Common Time Measurements

How do you measure time? It depends on the project’s overall duration and complexity. A single year project will most likely be written by the month. (Also, be aware that it’s unlikely anyone will get anything done Dec 15-Jan 15, as well as the first and last 2 weeks of the academic semester. Take into account national and religious holidays, as well as other time zones.)

Budgeting Your Time

  • Assume you’re working on a 40-hour week.
  • It may be easier to estimate the percentage of someone’s time, rather than the exact amount of time, that the task will take.
  • Budget not only your own time, but also that of your team.
  • Remember, it is unlikely that all team members will be contributing 100% of their work week to the project.

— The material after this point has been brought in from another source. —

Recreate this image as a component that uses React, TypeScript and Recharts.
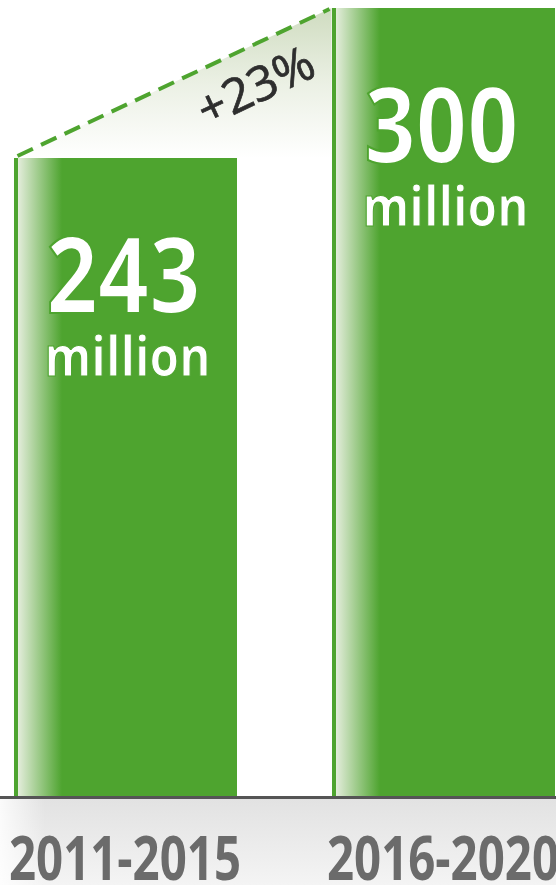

How do you figure out how long something should take?

  • Figure out what other tasks this task is dependent on.
  • Determine how complex it is.
  • Ask how many people are engaged in the project/task.
  • Is it something that someone has done before? Can you ask for input?

Ways to Build a Work Plan

  • The plan that works best depends on the nature of the project and how you like to organize your work.
  • Some possibilities:

-Word document
-Excel Spreadsheet
-Microsoft Project
-Tree chart: good for showing task dependencies and relationships
-Gantt Chart (typically recommended by books on project management): shows time, with objectives and deliverables, broken out by task. Good for assigning tasks, labor, and person-power.
-Network diagram: maps the longest path through the tasks and dependencies to determine timeline.

  • Figure out what organizing principles works best for you, your project, and your team.
  • Try to make sure you don’t have any bottlenecks, where everyone is waiting on one person to finish something. Find something else to move on with while you wait.

Ways to Improve Your Work Plan

  • Color code types of work: by person completing task, by objective, by type of task (e.g., all coding tasks are purple, project management is red), or by who is in charge of making supervisory decisions
  • Create modules: identify teams and types of work that are interdependent, to designate portions of the project that you can hand off to those teams and allow them to sort out their day to day goals to achieve the overall objective you’ve assigned to them.
  • Identify dependencies.

Work Plan in Practice, by Project Role:

  • Overall project responsibility: project coordinator/manager (PM) and principal investigator (PI).
  • Administrative tasks: generally PM, who keeps paperwork done, and keeps in contact with all other project heads to make sure things are operating appropriately.
  • Technical tasks: lead programmer, who delegates technical work.
  • Website tasks: web developer.
  • Content tasks: typically PI, with holistic and intellectual vision. May delegate specialized tasks if necessary.
  • Financial Tasks: business manager, who assists you in handling financial documents and record keeping, as well as hiring (as in graduate lab assistants).

Common Errors in Work Plans:

  • making them too broad.
  • making them too specific (so they are constantly changing).
  • underestimating the value of a communications plan.

Goal of work plan: Don’t overwhelm yourself or team members, but also don’t leave project members wondering what’s going to be happening or whose responsibility a task is. Remember to be realistic: it doesn’t help to write fiction.